The blaring headline, the denigrating letters to the editor, the smoke thrown into our already hazy skies. All these false efforts result in the editor of this newspaper calling for the end of chaos at City Hall. Dire statements are cast forward that any action by the current City Council to govern this city are not worth our while.

I looked up the definition of chaos. Here are a few examples: a state of utter confusion; a confused mass or mixture; the confused unorganized state of primordial matter before the creation of distinct forms.

But city government is not in chaos. There should be no confusion about what is happening. What is happening is a change of government with a new City Council.

The prior City Council laid the foundation to make this transition difficult in how the contracts for the city manager and city attorney were contrived. There is litigation now blocking action by the City Council. As a result, I am not able to be more specific at this time about the current situation. But changes in appointed officials have occurred in the past. As has been reported, a hearing will be held to allow the City Council to proceed to determine if changes in appointed officials are needed.

The previous mayor and members of the City Council engaged in actions that were at times not in accordance with state law with previous appointed officials. Council members took actions regarding removal of appointed officials outside the public view based on statements by another council member. The law requires that actions regarding employment contracts of appointed officials be done at public meetings. That requirement can make for uncomfortable public discussions but closed door meetings are not allowed.

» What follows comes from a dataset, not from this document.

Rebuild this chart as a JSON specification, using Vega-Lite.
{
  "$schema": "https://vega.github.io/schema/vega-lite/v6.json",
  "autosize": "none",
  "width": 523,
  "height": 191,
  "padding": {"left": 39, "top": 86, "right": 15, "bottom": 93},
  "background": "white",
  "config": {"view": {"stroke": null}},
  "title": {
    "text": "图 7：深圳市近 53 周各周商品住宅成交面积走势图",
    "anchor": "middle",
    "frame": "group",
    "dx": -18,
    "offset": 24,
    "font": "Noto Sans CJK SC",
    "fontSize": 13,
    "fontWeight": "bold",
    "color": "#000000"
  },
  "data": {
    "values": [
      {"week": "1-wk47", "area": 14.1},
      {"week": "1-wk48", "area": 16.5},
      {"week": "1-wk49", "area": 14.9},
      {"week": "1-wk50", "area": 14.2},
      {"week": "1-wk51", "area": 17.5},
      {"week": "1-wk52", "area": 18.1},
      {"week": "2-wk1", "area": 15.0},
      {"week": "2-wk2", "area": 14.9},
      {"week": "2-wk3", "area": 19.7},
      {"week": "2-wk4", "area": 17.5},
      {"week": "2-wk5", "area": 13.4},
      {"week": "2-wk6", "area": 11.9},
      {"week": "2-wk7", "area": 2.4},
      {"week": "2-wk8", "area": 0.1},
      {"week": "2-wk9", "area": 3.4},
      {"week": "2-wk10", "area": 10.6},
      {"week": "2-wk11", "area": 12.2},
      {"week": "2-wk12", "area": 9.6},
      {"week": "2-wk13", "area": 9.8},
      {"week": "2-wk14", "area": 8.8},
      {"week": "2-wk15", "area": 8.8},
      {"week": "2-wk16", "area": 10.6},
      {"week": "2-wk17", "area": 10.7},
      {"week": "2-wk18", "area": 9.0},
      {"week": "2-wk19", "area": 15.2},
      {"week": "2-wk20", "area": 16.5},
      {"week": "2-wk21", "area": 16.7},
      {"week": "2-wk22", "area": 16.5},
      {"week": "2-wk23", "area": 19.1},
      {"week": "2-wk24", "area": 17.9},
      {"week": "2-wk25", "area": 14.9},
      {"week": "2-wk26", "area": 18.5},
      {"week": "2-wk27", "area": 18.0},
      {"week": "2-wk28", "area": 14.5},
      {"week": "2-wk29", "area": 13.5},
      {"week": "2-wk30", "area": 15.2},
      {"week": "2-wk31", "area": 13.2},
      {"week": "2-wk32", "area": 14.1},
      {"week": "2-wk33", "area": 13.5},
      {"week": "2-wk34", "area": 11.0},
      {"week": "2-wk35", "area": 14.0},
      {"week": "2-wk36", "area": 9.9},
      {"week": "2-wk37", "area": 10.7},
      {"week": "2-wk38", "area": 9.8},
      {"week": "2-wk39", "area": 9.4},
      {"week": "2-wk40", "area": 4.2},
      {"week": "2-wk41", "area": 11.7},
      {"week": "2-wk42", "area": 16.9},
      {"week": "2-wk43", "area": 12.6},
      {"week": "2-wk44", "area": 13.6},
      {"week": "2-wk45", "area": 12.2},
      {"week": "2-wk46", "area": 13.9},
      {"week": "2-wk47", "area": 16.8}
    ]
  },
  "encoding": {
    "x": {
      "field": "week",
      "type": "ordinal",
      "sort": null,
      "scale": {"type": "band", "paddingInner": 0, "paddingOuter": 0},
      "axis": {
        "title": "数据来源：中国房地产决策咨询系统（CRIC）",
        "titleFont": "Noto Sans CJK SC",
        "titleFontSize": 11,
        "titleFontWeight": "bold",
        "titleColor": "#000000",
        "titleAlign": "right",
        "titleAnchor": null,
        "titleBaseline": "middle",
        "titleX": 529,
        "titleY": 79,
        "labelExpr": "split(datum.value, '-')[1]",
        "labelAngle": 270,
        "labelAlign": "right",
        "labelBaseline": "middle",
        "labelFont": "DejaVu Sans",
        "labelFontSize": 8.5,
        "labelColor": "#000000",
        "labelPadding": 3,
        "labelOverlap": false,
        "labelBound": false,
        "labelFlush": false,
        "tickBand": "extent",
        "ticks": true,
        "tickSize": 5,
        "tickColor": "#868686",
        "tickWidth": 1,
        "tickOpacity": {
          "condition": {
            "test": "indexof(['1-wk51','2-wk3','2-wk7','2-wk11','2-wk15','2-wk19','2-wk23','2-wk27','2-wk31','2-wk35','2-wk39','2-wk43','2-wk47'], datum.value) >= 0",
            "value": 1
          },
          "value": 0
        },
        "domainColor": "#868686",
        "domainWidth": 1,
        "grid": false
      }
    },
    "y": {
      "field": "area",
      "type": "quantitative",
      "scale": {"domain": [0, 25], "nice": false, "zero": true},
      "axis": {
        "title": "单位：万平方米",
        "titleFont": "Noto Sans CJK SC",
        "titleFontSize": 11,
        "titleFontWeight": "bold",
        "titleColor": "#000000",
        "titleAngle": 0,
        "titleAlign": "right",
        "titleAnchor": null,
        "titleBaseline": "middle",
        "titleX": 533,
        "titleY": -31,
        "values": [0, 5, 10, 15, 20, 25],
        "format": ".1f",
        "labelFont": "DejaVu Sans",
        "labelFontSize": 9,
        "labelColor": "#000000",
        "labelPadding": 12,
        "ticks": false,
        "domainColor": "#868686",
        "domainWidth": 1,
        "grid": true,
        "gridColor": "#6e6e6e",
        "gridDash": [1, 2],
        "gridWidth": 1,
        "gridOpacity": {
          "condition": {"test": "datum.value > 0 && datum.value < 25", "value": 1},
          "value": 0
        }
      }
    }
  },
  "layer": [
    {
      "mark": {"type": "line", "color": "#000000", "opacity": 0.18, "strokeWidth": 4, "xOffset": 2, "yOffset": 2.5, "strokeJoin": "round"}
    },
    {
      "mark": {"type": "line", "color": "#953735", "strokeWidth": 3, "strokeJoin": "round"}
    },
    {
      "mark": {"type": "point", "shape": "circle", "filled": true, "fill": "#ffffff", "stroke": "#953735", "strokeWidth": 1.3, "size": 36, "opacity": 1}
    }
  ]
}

The chaos that is alleged to be occurring at this time was built into the current contracts of the city manager and city attorney. Boulder City is unique in how it was created as a city. That uniqueness traces back to the construction of Hoover Dam and the residents of Boulder City were able to write their own city charter. Our city charter makes clear that the City Council can appoint or remove certain officials. The city manager, clerk, attorney and municipal judge are the positions named in the charter.

The charter and the contracts make clear that these are “at will” positions. It is clear that the City Council may appoint or remove these appointed officials by a majority vote.

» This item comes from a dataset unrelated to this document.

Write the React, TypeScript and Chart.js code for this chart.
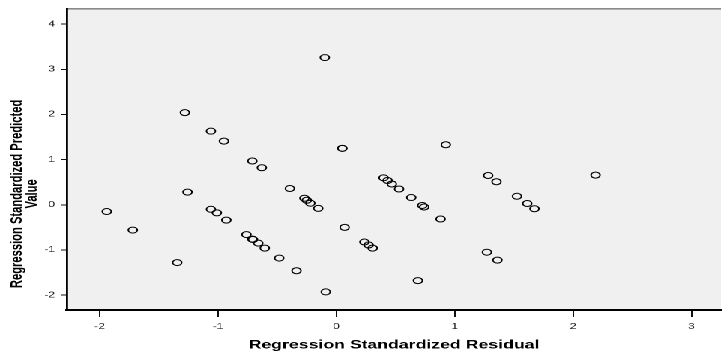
import React, { useEffect, useRef } from "react";
import { Chart, registerables } from "chart.js";

Chart.register(...registerables);

// Regression Standardized Residual (x) and Regression Standardized Predicted Value (y)
const residuals = [
  -0.098, 0.05, 0.05, 0.925, -1.28, -1.06, -0.95, -0.71, -0.63, -1.258,
  -1.94, -1.72, -1.345, -1.06, -1.01, -0.93, -0.76, -0.71, -0.705, -0.66,
  -0.605, -0.483, -0.337, -0.09, 0.689, -0.393, -0.27, -0.25, -0.22, -0.153,
  0.07, 0.237, 0.273, 0.307, 0.399, 0.433, 0.469, 0.53, 0.633, 0.726,
  0.742, 0.881, 1.283, 1.353, 1.526, 1.613, 1.674, 1.272, 1.361, 2.19,
];
const predicted = [
  3.26, 1.25, 1.25, 1.33, 2.04, 1.63, 1.41, 0.97, 0.82, 0.28,
  -0.15, -0.56, -1.28, -0.1, -0.18, -0.34, -0.66, -0.76, -0.77, -0.85,
  -0.96, -1.18, -1.46, -1.93, -1.68, 0.36, 0.145, 0.1, 0.035, -0.08,
  -0.5, -0.825, -0.89, -0.96, 0.597, 0.538, 0.46, 0.35, 0.16, -0.015,
  -0.05, -0.315, 0.648, 0.51, 0.188, 0.028, -0.088, -1.05, -1.225, 0.656,
];
const xTickValues = [-2, -1, 0, 1, 2, 3];
const yTickValues = [-2, -1, 0, 1, 2, 3, 4];
const xTitle = "Regression Standardized Residual";
const yTitleLines = ["Regression Standardized Predicted", "Value"];

const CANVAS_W = 485;
const CANVAS_H = 359;
const SX = 727 / CANVAS_W;
const FAMILY = '"Liberation Sans", Arial, Helvetica, sans-serif';

const plotBgPlugin = {
  id: "plotBg",
  beforeDraw(chart: any) {
    const { ctx, chartArea: a } = chart;
    ctx.save();
    ctx.fillStyle = "#f0f0f0";
    ctx.fillRect(a.left, a.top, a.right - a.left, a.bottom - a.top);
    ctx.strokeStyle = "#8a8a8a";
    ctx.lineWidth = 1.6;
    ctx.beginPath();
    ctx.moveTo(a.left, a.top);
    ctx.lineTo(a.right, a.top);
    ctx.stroke();
    ctx.restore();
  },
};

const yTitlePlugin = {
  id: "yTitleLines",
  afterDraw(chart: any) {
    const { ctx, chartArea: a } = chart;
    ctx.save();
    ctx.font = `bold 11.2px ${FAMILY}`;
    ctx.fillStyle = "#000";
    ctx.textAlign = "center";
    ctx.textBaseline = "middle";
    const cy = (a.top + a.bottom) / 2 + 34.5;
    yTitleLines.forEach((t, i) => {
      ctx.save();
      ctx.translate(11.2 + i * 10.2, cy);
      ctx.rotate(-Math.PI / 2);
      ctx.fillText(t, 0, 0);
      ctx.restore();
    });
    ctx.restore();
  },
};

export default function App() {
  const ref = useRef<HTMLCanvasElement | null>(null);

  useEffect(() => {
    if (!ref.current) return;
    Chart.defaults.font.family = FAMILY;
    const chart = new Chart(ref.current, {
      type: "scatter",
      data: {
        datasets: [
          {
            data: residuals.map((x, i) => ({ x, y: predicted[i] })),
            pointStyle: "circle",
            pointRadius: 3,
            pointHoverRadius: 3,
            pointBorderWidth: 1,
            pointBorderColor: "#000",
            pointBackgroundColor: "rgba(0,0,0,0)",
          },
        ],
      },
      options: {
        animation: false,
        responsive: false,
        devicePixelRatio: 2,
        events: [],
        layout: { padding: { top: 5, left: 0, right: 0, bottom: 0 } },
        plugins: {
          legend: { display: false },
          tooltip: { enabled: false },
        },
        scales: {
          x: {
            type: "linear",
            min: -2.276,
            max: 3.25,
            afterBuildTicks: (s: any) => {
              s.ticks = xTickValues.map((v) => ({ value: v }));
            },
            afterFit: (s: any) => {
              s.height = 49;
            },
            ticks: {
              font: { size: 8 },
              color: "#222",
              padding: 5,
              maxRotation: 0,
              autoSkip: false,
            },
            grid: {
              drawOnChartArea: false,
              drawTicks: true,
              tickLength: 7,
              color: "#111",
              lineWidth: 1,
            },
            border: { display: true, color: "#000", width: 2 },
            title: {
              display: true,
              text: xTitle,
              color: "#000",
              font: { size: 11.8, weight: "bold" },
              padding: { top: 0, bottom: 6.9 },
            },
          },
          y: {
            type: "linear",
            min: -2.33,
            max: 4.34,
            afterBuildTicks: (s: any) => {
              s.ticks = yTickValues.map((v) => ({ value: v }));
            },
            afterFit: (s: any) => {
              s.width = 67 / SX;
            },
            ticks: {
              font: { size: 8 },
              color: "#222",
              padding: 4,
              autoSkip: false,
            },
            grid: {
              drawOnChartArea: false,
              drawTicks: true,
              tickLength: 4,
              color: "#111",
              lineWidth: 1,
            },
            border: { display: true, color: "#000", width: 1.4 },
            title: { display: false },
          },
        },
      },
      plugins: [plotBgPlugin, yTitlePlugin],
    } as any);
    return () => chart.destroy();
  }, []);

  return (
    <div
      style={{
        position: "fixed",
        left: 0,
        top: 0,
        width: CANVAS_W,
        height: CANVAS_H,
        transform: `scale(${SX}, 1)`,
        transformOrigin: "0 0",
        background: "#fff",
      }}
    >
      <canvas ref={ref} width={CANVAS_W} height={CANVAS_H} />
    </div>
  );
}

Each council has the right to determine who will hold these important positions. A majority of the City Council determines whether carryovers may be determined to be undesirable. That is the intent of the original city charter. It is expected and stated that the City Council will make these decisions at a public meeting.

I have made clear my intention to make government actions transparent to the public. That is also what the law requires. It may seem less troublesome to do what has been done in the past to pressure appointed officials to resign but that is not what the law requires. It is not transparent to the public either. Two council members may confer with one another on any issue. What is not allowed is for a majority of council members to discuss or deliberate issues unless it is at a public meeting. In my view, the council should be able to have a public meeting to discuss how a majority of the members determines to proceed.

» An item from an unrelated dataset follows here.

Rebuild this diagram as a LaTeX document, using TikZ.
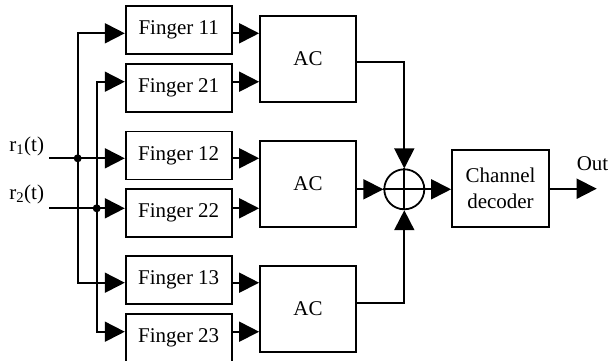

To conclude the column this month, I want to thank all the residents, business owners and people providing service to us that are taking the necessary precautions to slow the spread of the COVID-19 virus. There are heavy burdens placed on us by the virus. Fortunately, the spread of the virus remains low in our city. The efforts by all of us to slow the spread of this terrible disease will allow for our residents to return to work, businesses to recover and children to return to classrooms.

Boulder City has faced many challenges over the decades since the construction of Hoover Dam. The spirit of the community will get us through this as well.

Kiernan McManus is mayor of Boulder City. He is a native of Boulder City first elected to City Council in 2017.